Mi ha addirittura girato il link di un libro su Ndoja! Ci avevo visto giusto.
Dalla guerra civile e i proiettili vaganti nella natia e mortale Albania all’incontro con papa Francesco in piazza San Pietro come rappresentante del Centro Sportivo Italiano. Da clandestino invisibile sbarcato nell’Italia difficile ma generosa del nuovo millennio ad acclamato capitano di una squadra di Serie A di pallacanestro. Questo e tanto altro è Klaudio Ndoja, un ragazzo particolare che ha avuto il grande merito di non darsi mai per vinto quando tutto il mondo attorno sembrava stesse per crollargli addosso. Da quel momento in poi è stata una scalata faticosa, lastricata di sacrifici e sudore, ma percorsa sempre a testa alta, senza mai arrendersi, provando con orgoglio e con tutte le proprie forze a vincere l’ultima partita di ogni stagione. Perché, come ha detto lui stesso con voce rotta al microfono, davanti al papa e a una platea di migliaia di persone: “Non sono un campione sportivo, ma credo di esserlo nella vita grazie all’insegnamento dei miei genitori e dello sport. E dico ai ragazzini: se avete un sogno andate avanti, combattete, abbiate sempre fede. Tutto è raggiungibile, io ne sono la prova”.

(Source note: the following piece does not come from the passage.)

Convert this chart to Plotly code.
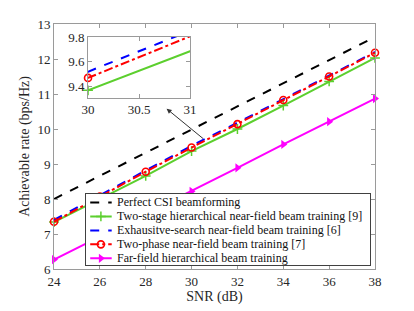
import plotly.graph_objects as go

snr = [24, 26, 28, 30, 32, 34, 36, 38]
perfect = [8.0, 8.66, 9.32, 9.98, 10.64, 11.30, 11.97, 12.63]
two_stage = [7.34, 8.00, 8.66, 9.37, 10.00, 10.67, 11.36, 12.03]
exhaustive = [7.40, 8.10, 8.82, 9.52, 10.18, 10.86, 11.53, 12.20]
two_phase = [7.35, 8.07, 8.78, 9.47, 10.14, 10.83, 11.50, 12.18]
far_field = [6.27, 6.92, 7.57, 8.22, 8.89, 9.56, 10.21, 10.87]

names = ["Perfect CSI beamforming",
         "Two-stage hierarchical near-field beam training [9]",
         "Exhausitve-search near-field beam training [6]",
         "Two-phase near-field beam training [7]",
         "Far-field hierarchical beam training"]

FONT = "Liberation Serif, Times New Roman, serif"
GREEN = "#5ccf2e"
styles = [
    dict(line=dict(color="black", width=2, dash="dash"), mode="lines"),
    dict(line=dict(color=GREEN, width=2), mode="lines+markers",
         marker=dict(symbol="cross-thin", size=7, line=dict(color=GREEN, width=1.5))),
    dict(line=dict(color="#0000ff", width=2, dash="dash"), mode="lines"),
    dict(line=dict(color="#ff0000", width=2, dash="dashdot"), mode="lines+markers",
         marker=dict(symbol="circle-open", size=7, color="#ff0000", line=dict(width=1.6))),
    dict(line=dict(color="#ff00ff", width=2), mode="lines+markers",
         marker=dict(symbol="triangle-right", size=8, color="#ff00ff")),
]
series = [perfect, two_stage, exhaustive, two_phase, far_field]

fig = go.Figure()
for n, s, st in zip(names, series, styles):
    fig.add_trace(go.Scatter(x=snr, y=s, name=n, cliponaxis=False, showlegend=False, **st))

# inset traces (lines)
for i in [1, 2, 3]:
    fig.add_trace(go.Scatter(x=snr, y=series[i], mode="lines", line=styles[i]["line"],
                             xaxis="x2", yaxis="y2", showlegend=False))
j30 = snr.index(30)
for i in [1, 3]:
    fig.add_trace(go.Scatter(x=[30], y=[series[i][j30]], mode="markers", marker=styles[i]["marker"],
                             xaxis="x2", yaxis="y2", showlegend=False, cliponaxis=False))

# manual legend (compact rows like the reference) on its own small subplot
LEG_W, LEG_H = 284.3, 72.3
row_gap = 14.2
row0 = 8.6
for k, (n, st) in enumerate(zip(names, styles)):
    yk = row0 + row_gap * k
    fig.add_trace(go.Scatter(x=[4.5, 26], y=[yk, yk], mode="lines", line=st["line"],
                             xaxis="x3", yaxis="y3", showlegend=False, hoverinfo="skip"))
    if "marker" in st:
        fig.add_trace(go.Scatter(x=[15.2], y=[yk], mode="markers", marker=st["marker"],
                                 xaxis="x3", yaxis="y3", showlegend=False, hoverinfo="skip",
                                 cliponaxis=False))
    fig.add_annotation(x=29, y=yk, xref="x3", yref="y3", text=n, showarrow=False,
                       xanchor="left", yanchor="middle",
                       font=dict(family=FONT, size=12, color="#111111"))

axcol = "#9a9a9a"
tickfont = dict(family=FONT, size=13, color="#262626")
common = dict(showline=True, linecolor=axcol, linewidth=1, mirror="ticks", ticks="inside",
              ticklen=4, tickcolor=axcol, showgrid=False, zeroline=False, tickfont=tickfont)

fig.update_layout(
    width=414, height=311,
    margin=dict(l=54, r=39, t=24, b=38),
    paper_bgcolor="white", plot_bgcolor="white",
    font=dict(family=FONT, color="#262626"),
    showlegend=False,
    xaxis=dict(range=[24, 38], dtick=2, tick0=24,
               title=dict(text="SNR (dB)", font=dict(family=FONT, size=14, color="#262626"), standoff=1),
               **common),
    yaxis=dict(range=[6, 13], dtick=1,
               title=dict(text="Achievable rate (bps/Hz)", font=dict(family=FONT, size=14, color="#262626"), standoff=4),
               **common),
    xaxis2=dict(domain=[0.106, 0.424], anchor="y2", range=[30, 31],
                tickvals=[30, 30.5, 31], ticktext=["30", "30.5", "31"], **common),
    yaxis2=dict(domain=[0.699, 0.947], anchor="x2", range=[9.31, 9.8],
                tickvals=[9.4, 9.6, 9.8], ticktext=["9.4", "9.6", "9.8"], **common),
    xaxis3=dict(domain=[0.0988, 0.984], anchor="y3", range=[0, LEG_W], showline=True,
                mirror=True, linecolor="#404040", linewidth=1, showticklabels=False,
                ticks="", showgrid=False, zeroline=False, fixedrange=True),
    yaxis3=dict(domain=[0.016, 0.306], anchor="x3", range=[LEG_H, 0], showline=True,
                mirror=True, linecolor="#404040", linewidth=1, showticklabels=False,
                ticks="", showgrid=False, zeroline=False, fixedrange=True),
)

fig.add_annotation(x=28.91, y=10.58, ax=30.57, ay=9.69, xref="x", yref="y",
                   axref="x", ayref="y", showarrow=True, arrowhead=2, arrowsize=1,
                   arrowwidth=1, arrowcolor="#333333", text="")

fig.write_html("out.html", config={"displayModeBar": False})

# remove the browser's default body margin so the figure sits at the page origin
with open("out.html", "r", encoding="utf-8") as f:
    html = f.read()
html = html.replace("<head>", "<head><style>html,body{margin:0;padding:0;overflow:hidden;}</style>", 1)
with open("out.html", "w", encoding="utf-8") as f:
    f.write(html)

Ordinata seduta stante la biografia del prossimo lungo biancorosso mi sono informato sulle sue ambizioni, e mi par di capire che è uno perfetto da A2, e sullo stipendio che, nel caso, bisognerebbe versare sul cc del ragazzo: appurato quanto Unieuro ha speso per foraggiare il ciclista Blackshear, e non essendo io a dover tirar fuori la grana, devo dire che mi sembra un tipo di ingaggio del tutto adeguato alle finanze della società biancorossa. E se c’è bisogno di qualcuno che lo vada a prendere, ovviamente col gommone, sono disponibile ad imparare a remare.